L’éthiopien Mahmoud Ahmed est un géant de la musique Africaine au même titre que Fela Kuti ou Ali Farka Touré.
Son album « Ere Mela Mela » est l’album emblématique de ce qui a été appelé l' »Age D’or de la musique Ethiopienne ». En 6 ans, de 1969 à 1975, la capitale d’Ethiopie Addis Abeba (Swinging addis en clin d’oeil au swinging London) a été le théâtre d’une explosion musicale incroyable. Plus de 500 45 tours et une trentaine d’albums ont été édités durant cette période!
La musique moderne Ethiopienne se caractérise par un mélange de rythm’n’blues, jazz, soul et funk occidental et de mélodies Ethiopiennes au sein de big band cuivrés hérités des fanfares institutionnelles comme celle de l’Armée, de la Police ou de la Ville d’Addis par exemple.
Mahmoud Ahmed commence sa carrière inopinément en 1963 en devenant le chanteur remplaçant au sein de L’Imperial Body Guard Band. Comme aime à le rappeler Francis Falceto, le principal défricheur de toutes la discographie du Swinging Addis, c’est comme si Johnny Hallyday ou Edith Piaf avaient connu leur succès en étant accompagné par la Garde Républicaine!
Sa voix majestueuse, unique, qui doit tant aux soulmen américains qu’au Muezzin en plein appel à la prière en fait vite une vedette au yeux de tout un pays.
Son deuxième album, « Ere Mela Mela » est sorti en 1975 soit juste après la chute de l’empereur Selassié, renversé par un coup d’état militaire. Très vite une dictature communiste s’installe. On peut lire dans ce majestueux album de Mahmoud Ahmed l’annonce d’une période noire pour l’Ethiopie. Les 10 morceaux de l’album (ou 12 pour les rééditions) sont incroyables de tension passionnée et mélancolique. Les arabesques vocaux de Mahmoud Ahmed sont plus chargées d’émotions que jamais. Le groupe de 7 musiciens qui l’accompagne brûle d’un groove extatique sur lequel sa voix presque mystique, hypnotise, virevolte, pleure.
Pendant les années de plomb qui suivent, tout le Swinging Addis est démantelé, le couvre feu empêchant toute vie nocturne et donc toute activité musicale (qui économiquement dépend des clubs et restaurants) seuls 3 groupes dont celui de Mahmoud Ahmed survivent, cantonnés aux animations musicales dans les hôtels de luxe de la capitale.

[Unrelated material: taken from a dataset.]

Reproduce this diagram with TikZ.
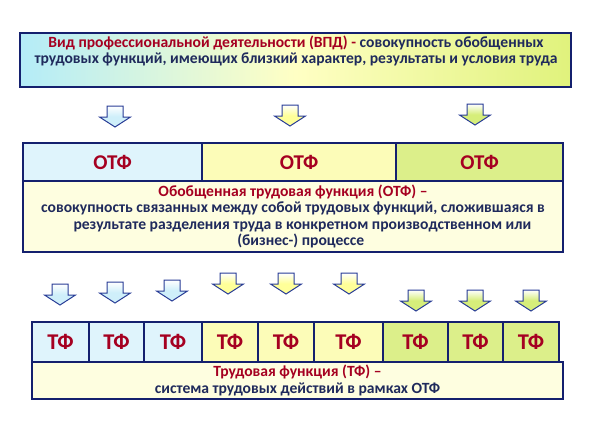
\documentclass[tikz,border=0pt]{standalone}
\usepackage{fontspec}
\setmainfont{Carlito}
\definecolor{navy}{HTML}{14206E}
\definecolor{redtxt}{HTML}{A50021}
\definecolor{txtblue}{HTML}{1F2A5C}
\definecolor{lblue}{HTML}{DFF4FC}
\definecolor{lyel}{HTML}{FCFCB8}
\definecolor{lgrn}{HTML}{DCEF8A}
\definecolor{cream}{HTML}{FEFEE0}
\definecolor{arrline}{HTML}{283C96}
\definecolor{arrblue}{HTML}{CFEFFA}
\definecolor{arryel}{HTML}{FFFF99}
\definecolor{arrgrn}{HTML}{D6EE7A}
\definecolor{vpdL}{HTML}{B4ECF8}
\definecolor{vpdM}{HTML}{FFFFC4}
\definecolor{vpdR}{HTML}{E0F27C}

\begin{document}
\begin{tikzpicture}[x=1pt,y=-1pt,
  box/.style={draw=navy, line width=2.2pt, inner sep=0pt, outer sep=0pt},
  otfcell/.style={box, minimum height=38pt, text=redtxt, font=\bfseries\fontsize{21}{24}\selectfont},
  tfcell/.style={draw=navy, line width=1.5pt, inner sep=0pt, outer sep=0pt, minimum height=40pt, text=redtxt, font=\bfseries\fontsize{22.5}{24}\selectfont},
  blurb/.style={align=center, text=txtblue, font=\bfseries\fontsize{15.6}{16.3}\selectfont},
  blockarr/.style={draw=arrline, line width=1pt, line join=miter}]
\useasboundingbox (0,0) rectangle (591,421);

% top box (VPD)
\node[box, minimum width=551pt, minimum height=54pt, left color=vpdL, right color=vpdR, middle color=vpdM] (vpd) at (295.5,60) {};
\node[blurb] (vpdtxt) at (296,51) {{\color{redtxt}Вид профессиональной деятельности (ВПД) -} совокупность обобщенных\\трудовых функций, имеющих близкий характер, результаты и условия труда};

% arrows
\foreach \cx/\ty/\col in {115/106/arrblue, 290/105/arryel, 475/104/arrgrn,
    60/284/arrblue, 115/282/arrblue, 172/280/arrblue,
    228/273/arryel, 286/273/arryel, 349/273/arryel,
    416/290/arrgrn, 475/290/arrgrn, 531/290/arrgrn}
  \draw[blockarr, top color=white, bottom color=\col, middle color=\col]
    (\cx-8,\ty) -- (\cx+8,\ty) -- (\cx+8,\ty+11) -- (\cx+15.5,\ty+11)
    -- (\cx,\ty+21) -- (\cx-15.5,\ty+11) -- (\cx-8,\ty+11) -- cycle;

% OTF row
\node[otfcell, fill=lblue, minimum width=179pt] (otf1) at (112.5,162) {ОТФ};
\node[otfcell, fill=lyel, minimum width=194pt] (otf2) at (299,162) {ОТФ};
\node[otfcell, fill=lgrn, minimum width=167pt] (otf3) at (479.5,162) {ОТФ};
\node[box, fill=cream, minimum width=540pt, minimum height=71pt] (otfdesc) at (293,216.5) {};
\node[blurb] (otftxt) at (otfdesc.center) {{\color{redtxt}Обобщенная трудовая функция (ОТФ) –}\\совокупность связанных между собой трудовых функций, сложившаяся в\\\hspace*{1.2em}результате разделения труда в конкретном производственном или\\\hspace*{1em}(бизнес-) процессе};

% TF row
\foreach \a/\b/\col [count=\i] in {32/89/lblue, 89/144/lblue, 144/202/lblue,
    202/258/lyel, 258/314/lyel, 314/383/lyel,
    383/448/lgrn, 448/503/lgrn, 503/559/lgrn}
  \node[tfcell, fill=\col, minimum width={(\b-\a)*1pt}] (tf\i) at ({(\a+\b)/2},342) {ТФ};
\draw[box] (tf1.north west) rectangle (tf3.south east);
\draw[box] (tf4.north west) rectangle (tf6.south east);
\draw[box] (tf7.north west) rectangle (tf9.south east);
\node[box, fill=cream, minimum width=531pt, minimum height=37pt] (tfdesc) at (297.5,380.5) {};
\node[blurb] (tftxt) at (tfdesc.center) {{\color{redtxt}Трудовая функция (ТФ) –}\\система трудовых действий в рамках ОТФ};
\end{tikzpicture}
\end{document}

En 1984, alors que la musique Ethiopienne n’est toujours pas sortie de son pays, Francis Falceto alors programmateur du Confort Moderne, écoutent des disques ramenés d’Ethiopie par un ami. C’est le coup de foudre, il se met en tête d’aller en Ethiopie, de rencontrer Mahmoud Ahmed et de lui organiser une tournée européenne. Il se heurte à l’interdiction pour les ressortissants Ethiopiens de sortir du territoire mais parvient à rencontrer Mahmoud Ahmed et à faire rééditer en 1986 pour l’Europe son chef d’oeuvre inconnu en occident « Ere Mela Mela ». C’est une révélation pour de nombreux amoureux de la musique.
Ere Mela Mela devient un album indispensable à tout curieux des musiques du monde. Mais ce n’est que dans les années 90 avec la chute de la junte militaire, mais aussi avec le succès de la collection Ethiopiques dirigées par Francis Falceto sur le label Buda Musiques, que Mahmoud Ahmed commence sa carrière internationale.